* _WORK TO COMPLETE_
Pictures are not part of the copy. Retype the lines from the first one through the line that contains "import pandas as pd".

::: PROVIDED DATA

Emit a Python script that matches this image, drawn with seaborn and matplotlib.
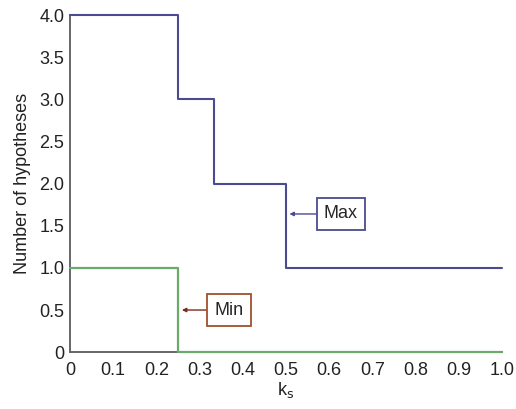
import matplotlib
matplotlib.use("Agg")
import matplotlib.pyplot as plt
import seaborn as sns
import pandas as pd

# step-function data (value holds until next breakpoint)
ks_max = [0.0, 0.25, 1/3, 0.5, 1.0]
n_max = [4, 3, 2, 1, 1]
ks_min = [0.0, 0.25, 1.0]
n_min = [1, 0, 0]

xticks = [0, 0.1, 0.2, 0.3, 0.4, 0.5, 0.6, 0.7, 0.8, 0.9, 1.0]
xlabels = ["0", "0.1", "0.2", "0.3", "0.4", "0.5", "0.6", "0.7", "0.8", "0.9", "1.0"]
yticks = [0, 0.5, 1.0, 1.5, 2.0, 2.5, 3.0, 3.5, 4.0]
ylabels = ["0", "0.5", "1.0", "1.5", "2.0", "2.5", "3.0", "3.5", "4.0"]

sns.set_theme(style="white")
plt.rcParams["font.family"] = ["Liberation Sans", "DejaVu Sans"]

FS = 13
fig = plt.figure(figsize=(5.16, 4.09), dpi=100)
ax = fig.add_axes([0.1357, 0.139, 0.837, 0.824])

df_max = pd.DataFrame({"ks": ks_max, "n": n_max})
df_min = pd.DataFrame({"ks": ks_min, "n": n_min})
sns.lineplot(data=df_min, x="ks", y="n", drawstyle="steps-post", color="#6aaa6a",
             linewidth=1.6, ax=ax, clip_on=False, zorder=4)
sns.lineplot(data=df_max, x="ks", y="n", drawstyle="steps-post", color="#4b4b8f",
             linewidth=1.5, ax=ax, clip_on=False, zorder=4)

ax.set_xlim(0, 1.0)
ax.set_ylim(0, 4.0)
ax.set_xticks(xticks)
ax.set_xticklabels(xlabels)
ax.set_yticks(yticks)
ax.set_yticklabels(ylabels)
ax.tick_params(direction="in", length=3, width=0.8, colors="#555555",
               labelcolor="#222222", labelsize=FS, pad=4)
ax.tick_params(axis="x", pad=7)
for s in ["top", "right"]:
    ax.spines[s].set_visible(False)
for s in ["left", "bottom"]:
    ax.spines[s].set_color("#666666")
    ax.spines[s].set_linewidth(1.4)

ax.set_xlabel(r"k$_\mathrm{s}$", fontsize=FS, color="#222222", labelpad=1)
ax.set_ylabel("Number of hypotheses", fontsize=FS, color="#222222", labelpad=6)

ax.annotate("Max", xy=(0.508, 1.64), xytext=(0.627, 1.64), fontsize=FS,
            ha="center", va="center",
            bbox=dict(boxstyle="square,pad=0.4", fc="white", ec="#4b4b8f", lw=1.3),
            arrowprops=dict(arrowstyle="-|>", color="#4b4b8f", lw=1.0,
                            mutation_scale=6, shrinkA=0, shrinkB=0))
ax.annotate("Min", xy=(0.259, 0.5), xytext=(0.368, 0.5), fontsize=FS,
            ha="center", va="center",
            bbox=dict(boxstyle="square,pad=0.4", fc="white", ec="#a0522d", lw=1.3),
            arrowprops=dict(arrowstyle="-|>", color="#7a2a1a", lw=1.0,
                            mutation_scale=6, shrinkA=0, shrinkB=0))

fig.savefig("out.png", dpi=100)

::::::

* _EXPECTED OUTPUT_
Emit a Python script that matches this image, drawn with seaborn and matplotlib.
import matplotlib
matplotlib.use("Agg")
import matplotlib.pyplot as plt
import seaborn as sns
import pandas as pd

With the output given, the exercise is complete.